(Records with drawing code)
_ _ _ _
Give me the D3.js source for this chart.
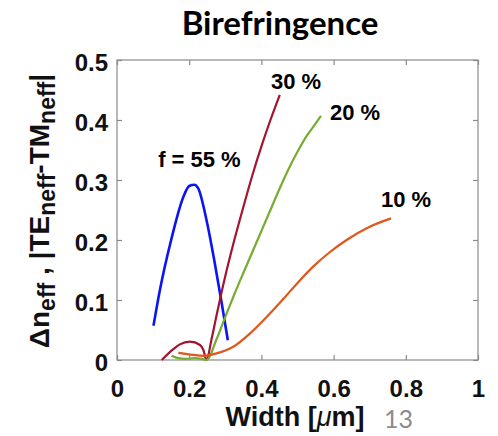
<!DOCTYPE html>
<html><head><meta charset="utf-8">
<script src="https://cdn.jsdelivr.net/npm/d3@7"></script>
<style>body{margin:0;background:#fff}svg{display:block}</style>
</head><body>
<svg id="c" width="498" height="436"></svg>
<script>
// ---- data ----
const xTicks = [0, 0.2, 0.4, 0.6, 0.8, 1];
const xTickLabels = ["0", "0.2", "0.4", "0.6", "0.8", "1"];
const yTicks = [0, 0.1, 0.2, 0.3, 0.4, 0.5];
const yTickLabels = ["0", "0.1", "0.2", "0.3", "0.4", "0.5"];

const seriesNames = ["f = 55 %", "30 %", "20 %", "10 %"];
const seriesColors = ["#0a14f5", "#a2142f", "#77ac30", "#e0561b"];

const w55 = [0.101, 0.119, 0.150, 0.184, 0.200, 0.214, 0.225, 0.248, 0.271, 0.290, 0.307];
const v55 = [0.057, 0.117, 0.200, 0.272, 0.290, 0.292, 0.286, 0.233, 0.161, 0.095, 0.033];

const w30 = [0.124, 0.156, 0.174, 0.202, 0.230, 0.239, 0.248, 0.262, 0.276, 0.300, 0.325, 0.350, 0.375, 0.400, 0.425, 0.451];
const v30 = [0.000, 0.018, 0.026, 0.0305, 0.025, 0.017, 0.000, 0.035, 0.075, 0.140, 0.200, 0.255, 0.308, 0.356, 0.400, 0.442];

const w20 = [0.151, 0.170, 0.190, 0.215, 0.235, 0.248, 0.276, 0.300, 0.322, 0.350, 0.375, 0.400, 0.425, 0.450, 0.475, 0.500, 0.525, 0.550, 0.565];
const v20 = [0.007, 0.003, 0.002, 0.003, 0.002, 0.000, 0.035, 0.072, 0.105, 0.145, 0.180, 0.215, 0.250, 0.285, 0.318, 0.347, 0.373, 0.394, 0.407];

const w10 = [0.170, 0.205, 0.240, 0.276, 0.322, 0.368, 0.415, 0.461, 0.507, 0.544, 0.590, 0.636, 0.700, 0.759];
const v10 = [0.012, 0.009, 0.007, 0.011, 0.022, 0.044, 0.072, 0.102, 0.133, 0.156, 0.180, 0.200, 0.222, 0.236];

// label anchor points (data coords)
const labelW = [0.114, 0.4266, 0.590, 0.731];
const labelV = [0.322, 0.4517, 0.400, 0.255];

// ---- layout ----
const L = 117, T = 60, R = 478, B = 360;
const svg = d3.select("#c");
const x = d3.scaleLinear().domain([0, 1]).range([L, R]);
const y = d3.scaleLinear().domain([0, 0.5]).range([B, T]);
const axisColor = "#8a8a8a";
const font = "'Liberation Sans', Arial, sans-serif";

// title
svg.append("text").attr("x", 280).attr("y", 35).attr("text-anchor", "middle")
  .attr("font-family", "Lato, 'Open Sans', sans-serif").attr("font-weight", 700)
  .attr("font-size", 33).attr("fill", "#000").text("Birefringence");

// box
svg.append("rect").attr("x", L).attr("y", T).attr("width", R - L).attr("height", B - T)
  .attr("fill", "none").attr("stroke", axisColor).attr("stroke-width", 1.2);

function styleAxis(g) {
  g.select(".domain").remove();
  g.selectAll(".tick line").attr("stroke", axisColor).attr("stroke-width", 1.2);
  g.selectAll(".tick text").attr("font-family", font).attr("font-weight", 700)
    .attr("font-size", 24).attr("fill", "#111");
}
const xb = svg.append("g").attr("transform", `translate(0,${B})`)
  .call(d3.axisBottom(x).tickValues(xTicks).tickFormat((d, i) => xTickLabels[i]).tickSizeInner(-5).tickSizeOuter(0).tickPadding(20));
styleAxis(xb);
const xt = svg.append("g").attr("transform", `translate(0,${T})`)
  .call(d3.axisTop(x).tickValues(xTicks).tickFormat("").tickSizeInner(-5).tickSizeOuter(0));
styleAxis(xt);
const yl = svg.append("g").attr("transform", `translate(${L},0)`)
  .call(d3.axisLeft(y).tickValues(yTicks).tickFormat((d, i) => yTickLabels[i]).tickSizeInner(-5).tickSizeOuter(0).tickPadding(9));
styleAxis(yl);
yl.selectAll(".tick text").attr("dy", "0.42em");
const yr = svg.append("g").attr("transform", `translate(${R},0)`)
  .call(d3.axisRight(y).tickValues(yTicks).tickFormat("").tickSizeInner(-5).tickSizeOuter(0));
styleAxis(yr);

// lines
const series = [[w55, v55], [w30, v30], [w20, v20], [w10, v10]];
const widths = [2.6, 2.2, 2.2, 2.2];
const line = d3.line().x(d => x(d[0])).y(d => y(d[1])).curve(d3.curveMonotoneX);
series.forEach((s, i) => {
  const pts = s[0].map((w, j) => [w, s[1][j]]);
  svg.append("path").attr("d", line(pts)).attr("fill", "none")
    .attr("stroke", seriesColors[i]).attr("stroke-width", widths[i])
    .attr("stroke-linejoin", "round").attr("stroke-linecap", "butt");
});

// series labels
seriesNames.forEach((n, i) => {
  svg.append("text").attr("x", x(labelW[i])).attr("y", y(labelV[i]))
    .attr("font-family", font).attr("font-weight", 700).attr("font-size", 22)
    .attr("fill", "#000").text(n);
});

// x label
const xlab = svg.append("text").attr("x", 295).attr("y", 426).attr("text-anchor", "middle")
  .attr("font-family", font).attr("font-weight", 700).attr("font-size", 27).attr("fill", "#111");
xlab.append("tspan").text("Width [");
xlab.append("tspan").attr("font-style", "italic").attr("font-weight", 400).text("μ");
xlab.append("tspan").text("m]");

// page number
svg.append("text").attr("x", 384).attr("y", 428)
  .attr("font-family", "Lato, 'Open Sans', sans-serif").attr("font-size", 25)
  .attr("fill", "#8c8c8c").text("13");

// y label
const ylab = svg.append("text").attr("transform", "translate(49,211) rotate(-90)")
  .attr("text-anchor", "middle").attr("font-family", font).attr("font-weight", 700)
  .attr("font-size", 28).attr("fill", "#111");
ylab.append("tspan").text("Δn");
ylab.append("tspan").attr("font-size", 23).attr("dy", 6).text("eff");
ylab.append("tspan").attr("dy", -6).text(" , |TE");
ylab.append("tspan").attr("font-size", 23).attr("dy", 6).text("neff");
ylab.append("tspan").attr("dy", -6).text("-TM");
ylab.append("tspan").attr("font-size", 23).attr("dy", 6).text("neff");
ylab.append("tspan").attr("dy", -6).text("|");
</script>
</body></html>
_ _ _ _
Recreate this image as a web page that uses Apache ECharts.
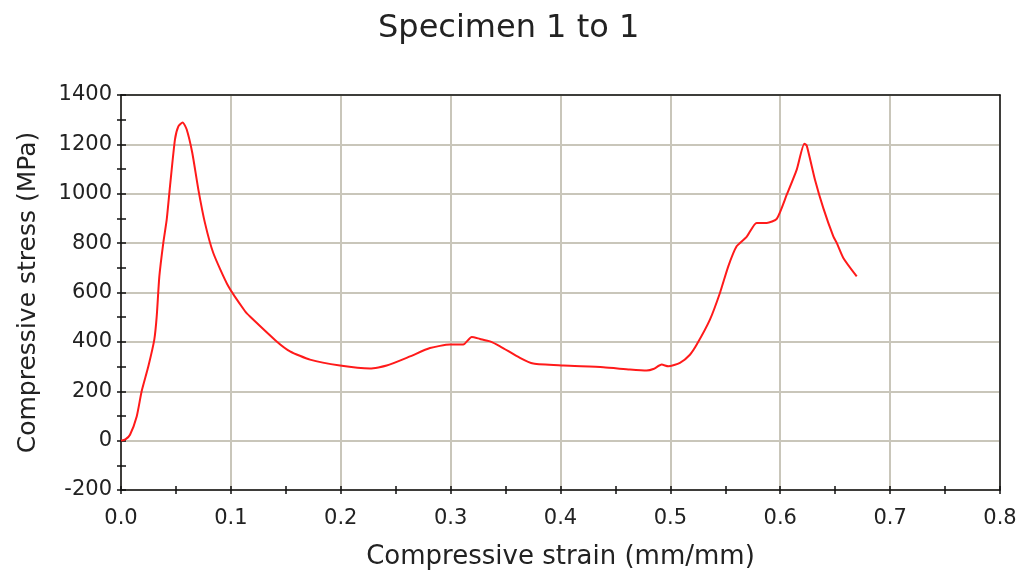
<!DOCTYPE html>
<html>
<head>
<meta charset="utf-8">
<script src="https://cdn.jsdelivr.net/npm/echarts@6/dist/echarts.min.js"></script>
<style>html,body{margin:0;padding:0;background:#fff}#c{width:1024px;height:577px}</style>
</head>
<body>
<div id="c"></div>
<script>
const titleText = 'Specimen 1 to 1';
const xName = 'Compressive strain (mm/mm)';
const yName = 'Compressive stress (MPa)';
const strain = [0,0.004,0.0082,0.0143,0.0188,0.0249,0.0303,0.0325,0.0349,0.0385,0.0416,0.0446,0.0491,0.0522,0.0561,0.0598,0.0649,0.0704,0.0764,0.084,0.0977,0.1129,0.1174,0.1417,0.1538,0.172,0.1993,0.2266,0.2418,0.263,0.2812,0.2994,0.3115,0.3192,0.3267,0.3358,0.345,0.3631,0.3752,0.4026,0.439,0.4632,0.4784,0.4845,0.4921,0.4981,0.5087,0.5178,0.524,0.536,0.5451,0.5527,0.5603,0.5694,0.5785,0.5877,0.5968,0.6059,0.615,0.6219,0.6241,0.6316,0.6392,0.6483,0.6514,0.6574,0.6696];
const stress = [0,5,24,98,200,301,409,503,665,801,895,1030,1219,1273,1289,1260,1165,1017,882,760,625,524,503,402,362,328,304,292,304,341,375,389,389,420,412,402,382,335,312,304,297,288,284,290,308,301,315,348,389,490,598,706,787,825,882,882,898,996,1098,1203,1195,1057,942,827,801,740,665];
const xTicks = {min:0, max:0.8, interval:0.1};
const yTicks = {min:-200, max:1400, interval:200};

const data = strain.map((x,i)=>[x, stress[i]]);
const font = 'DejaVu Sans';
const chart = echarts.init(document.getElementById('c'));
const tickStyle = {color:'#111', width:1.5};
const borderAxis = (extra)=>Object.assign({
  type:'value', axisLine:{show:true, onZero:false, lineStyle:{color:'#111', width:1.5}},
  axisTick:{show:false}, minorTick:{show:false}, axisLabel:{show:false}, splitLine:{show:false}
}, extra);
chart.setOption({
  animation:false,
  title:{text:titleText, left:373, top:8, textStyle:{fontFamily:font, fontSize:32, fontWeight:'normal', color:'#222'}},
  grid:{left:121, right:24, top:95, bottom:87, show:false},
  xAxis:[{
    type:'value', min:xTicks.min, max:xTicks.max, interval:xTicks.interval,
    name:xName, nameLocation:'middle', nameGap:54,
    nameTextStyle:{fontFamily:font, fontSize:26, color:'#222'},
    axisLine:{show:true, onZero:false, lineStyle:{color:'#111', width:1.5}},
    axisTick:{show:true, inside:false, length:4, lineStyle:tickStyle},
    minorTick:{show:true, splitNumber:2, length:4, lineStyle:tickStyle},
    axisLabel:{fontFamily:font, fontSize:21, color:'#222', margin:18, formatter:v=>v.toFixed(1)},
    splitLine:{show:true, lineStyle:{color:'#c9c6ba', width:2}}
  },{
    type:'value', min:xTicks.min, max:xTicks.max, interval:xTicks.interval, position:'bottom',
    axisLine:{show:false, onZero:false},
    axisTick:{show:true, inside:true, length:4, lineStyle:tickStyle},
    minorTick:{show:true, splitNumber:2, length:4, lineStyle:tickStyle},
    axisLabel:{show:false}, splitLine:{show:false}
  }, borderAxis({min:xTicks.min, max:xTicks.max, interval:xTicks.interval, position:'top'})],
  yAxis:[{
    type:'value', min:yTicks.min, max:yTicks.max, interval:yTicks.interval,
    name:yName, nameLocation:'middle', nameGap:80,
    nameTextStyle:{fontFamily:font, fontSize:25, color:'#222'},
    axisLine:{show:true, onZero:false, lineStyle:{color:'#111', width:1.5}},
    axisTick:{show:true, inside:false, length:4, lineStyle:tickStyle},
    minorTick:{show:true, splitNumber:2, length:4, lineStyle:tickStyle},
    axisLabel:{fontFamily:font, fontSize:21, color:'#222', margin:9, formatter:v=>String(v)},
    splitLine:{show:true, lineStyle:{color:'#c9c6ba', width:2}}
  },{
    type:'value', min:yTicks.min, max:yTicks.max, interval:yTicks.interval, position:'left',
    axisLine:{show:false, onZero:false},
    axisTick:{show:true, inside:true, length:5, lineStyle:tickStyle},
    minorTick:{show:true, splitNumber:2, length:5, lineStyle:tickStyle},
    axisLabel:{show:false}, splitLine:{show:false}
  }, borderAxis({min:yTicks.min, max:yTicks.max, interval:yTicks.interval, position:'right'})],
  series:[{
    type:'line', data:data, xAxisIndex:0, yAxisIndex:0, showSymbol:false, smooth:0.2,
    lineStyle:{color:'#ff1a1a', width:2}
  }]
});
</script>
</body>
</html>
_ _ _ _
--- What is asked ---
Extract, without any images, the part of the material above that opens with the line containing "Give me the D3.js source for this chart." and closes with the line containing "0.161, 0.095, 0.033];", both lines included.

--- Answer below ---
Give me the D3.js source for this chart.
<!DOCTYPE html>
<html><head><meta charset="utf-8">
<script src="https://cdn.jsdelivr.net/npm/d3@7"></script>
<style>body{margin:0;background:#fff}svg{display:block}</style>
</head><body>
<svg id="c" width="498" height="436"></svg>
<script>
// ---- data ----
const xTicks = [0, 0.2, 0.4, 0.6, 0.8, 1];
const xTickLabels = ["0", "0.2", "0.4", "0.6", "0.8", "1"];
const yTicks = [0, 0.1, 0.2, 0.3, 0.4, 0.5];
const yTickLabels = ["0", "0.1", "0.2", "0.3", "0.4", "0.5"];

const seriesNames = ["f = 55 %", "30 %", "20 %", "10 %"];
const seriesColors = ["#0a14f5", "#a2142f", "#77ac30", "#e0561b"];

const w55 = [0.101, 0.119, 0.150, 0.184, 0.200, 0.214, 0.225, 0.248, 0.271, 0.290, 0.307];
const v55 = [0.057, 0.117, 0.200, 0.272, 0.290, 0.292, 0.286, 0.233, 0.161, 0.095, 0.033];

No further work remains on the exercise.